__Task goal__.
Starting at the first line of the data, print each line verbatim up to and including the line bearing "arrow_xy = (200, 149, 43, 0)", omitting pictures.

— start of Input for this task —

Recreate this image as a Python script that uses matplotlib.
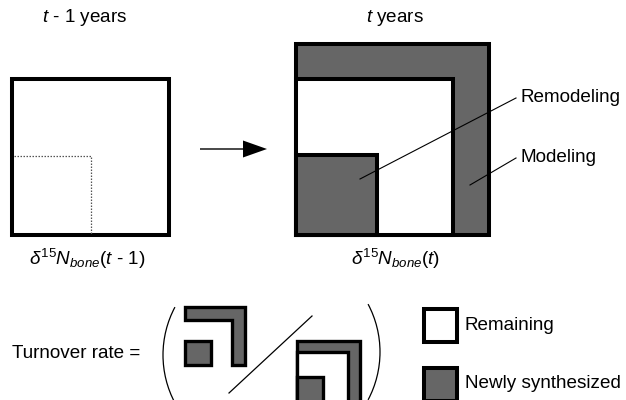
import matplotlib
matplotlib.use("Agg")
import matplotlib.pyplot as plt
from matplotlib.patches import Rectangle, Polygon, Arc, FancyArrow

plt.rcParams['font.family'] = ['Liberation Sans', 'DejaVu Sans']
plt.rcParams['mathtext.fontset'] = 'custom'
plt.rcParams['mathtext.it'] = 'Liberation Sans:italic'
plt.rcParams['mathtext.rm'] = 'Liberation Sans'
plt.rcParams['mathtext.bf'] = 'Liberation Sans:bold'

GRAY = '#666666'
FS = 13.6

# Texts
title_left = r'$t$ - $\mathit{1}$ years'
title_right = r'$t$ years'
label_left = r'$\mathit{\delta}^{\mathit{15}}\mathit{N}_{\mathit{bone}}\mathit{(t}$ - $\mathit{1)}$'
label_right = r'$\mathit{\delta}^{\mathit{15}}\mathit{N}_{\mathit{bone}}\mathit{(t)}$'
callouts = ['Remodeling', 'Modeling']
legend_labels = ['Remaining', 'Newly synthesized']
formula_text = 'Turnover rate ='

# Geometry (pixel space, stroke centres)
left_box = (12, 79, 157, 156)         # x, y, w, h
left_dotted = (14, 156, 77, 79)
right_outer = (296, 44, 193, 191)
right_inner = (296, 79, 157, 156)
right_small = (296, 155, 81, 80)
arrow_xy = (200, 149, 43, 0)

fig = plt.figure(figsize=(6.26, 4.0), dpi=100)
ax = fig.add_axes([0, 0, 1, 1])
ax.set_xlim(0, 626)
ax.set_ylim(400, 0)
ax.axis('off')

LW = 2.9

def rect(r, fc, lw=LW, **kw):
    x, y, w, h = r
    ax.add_patch(Rectangle((x, y), w, h, facecolor=fc, edgecolor='black',
                           linewidth=lw, joinstyle='miter', **kw))

# left box
rect(left_box, 'white')
x, y, w, h = left_dotted
ax.plot([x, x + w, x + w], [y, y, y + h], color='#555555', lw=0.9,
        linestyle=(0, (1.2, 1.2)))

# arrow
ax.add_patch(FancyArrow(arrow_xy[0], arrow_xy[1], arrow_xy[2], arrow_xy[3],
                        width=1.4, head_width=17, head_length=24,
                        length_includes_head=False, color='black', lw=0))

# right box
rect(right_outer, GRAY)
rect(right_inner, 'white')
rect(right_small, GRAY)

# callouts
ax.plot([360, 516], [179, 98], color='black', lw=0.8)
ax.plot([470, 516], [185, 158], color='black', lw=0.8)
ax.text(521, 98, callouts[0], fontsize=FS, va='center', ha='left')
ax.text(521, 158, callouts[1], fontsize=FS, va='center', ha='left')

# titles & labels
ax.text(85, 18, title_left, fontsize=FS, ha='center', va='center')
ax.text(395, 18, title_right, fontsize=FS, ha='center', va='center')
ax.text(87, 259, label_left, fontsize=FS, ha='center', va='center')
ax.text(396, 259, label_right, fontsize=FS, ha='center', va='center')

# formula
ax.text(12, 353, formula_text, fontsize=FS, ha='left', va='center')
ax.add_patch(Arc((265, 355), 204, 204, theta1=152, theta2=208, color='black', lw=0.9))
ax.add_patch(Arc((278, 352), 204, 204, theta1=-28, theta2=28, color='black', lw=0.9))
ax.plot([229, 312], [393, 316], color='black', lw=0.9)

LW2 = 2.4
# numerator: L shape + small square
ax.add_patch(Polygon([(185, 307), (245, 307), (245, 365), (232, 365), (232, 320), (185, 320)],
                     closed=True, facecolor=GRAY, edgecolor='black', lw=LW2, joinstyle='miter'))
rect((185, 341, 26, 24), GRAY, lw=LW2)

# denominator: mini version of right box
s = 0.325
ox, oy = 297, 341
for r, fc in [(right_outer, GRAY), (right_inner, 'white'), (right_small, GRAY)]:
    x, y, w, h = r
    rect((ox + (x - right_outer[0]) * s, oy + (y - right_outer[1]) * s, w * s, h * s), fc, lw=LW2)

# legend
rect((424, 309, 33, 33), 'white', lw=LW)
rect((424, 368, 33, 33), GRAY, lw=LW)
ax.text(465, 325, legend_labels[0], fontsize=FS, ha='left', va='center')
ax.text(465, 383, legend_labels[1], fontsize=FS, ha='left', va='center')

fig.savefig('out.png', dpi=100)
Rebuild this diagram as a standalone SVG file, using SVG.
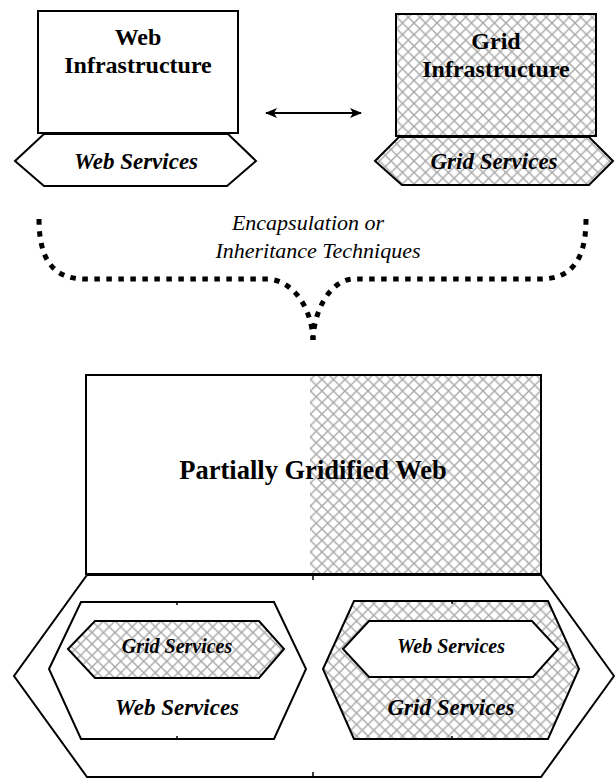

— end of Input for this task —

__The answer__.
Recreate this image as a Python script that uses matplotlib.
import matplotlib
matplotlib.use("Agg")
import matplotlib.pyplot as plt
from matplotlib.patches import Rectangle, Polygon, Arc, FancyArrow

plt.rcParams['font.family'] = ['Liberation Sans', 'DejaVu Sans']
plt.rcParams['mathtext.fontset'] = 'custom'
plt.rcParams['mathtext.it'] = 'Liberation Sans:italic'
plt.rcParams['mathtext.rm'] = 'Liberation Sans'
plt.rcParams['mathtext.bf'] = 'Liberation Sans:bold'

GRAY = '#666666'
FS = 13.6

# Texts
title_left = r'$t$ - $\mathit{1}$ years'
title_right = r'$t$ years'
label_left = r'$\mathit{\delta}^{\mathit{15}}\mathit{N}_{\mathit{bone}}\mathit{(t}$ - $\mathit{1)}$'
label_right = r'$\mathit{\delta}^{\mathit{15}}\mathit{N}_{\mathit{bone}}\mathit{(t)}$'
callouts = ['Remodeling', 'Modeling']
legend_labels = ['Remaining', 'Newly synthesized']
formula_text = 'Turnover rate ='

# Geometry (pixel space, stroke centres)
left_box = (12, 79, 157, 156)         # x, y, w, h
left_dotted = (14, 156, 77, 79)
right_outer = (296, 44, 193, 191)
right_inner = (296, 79, 157, 156)
right_small = (296, 155, 81, 80)
arrow_xy = (200, 149, 43, 0)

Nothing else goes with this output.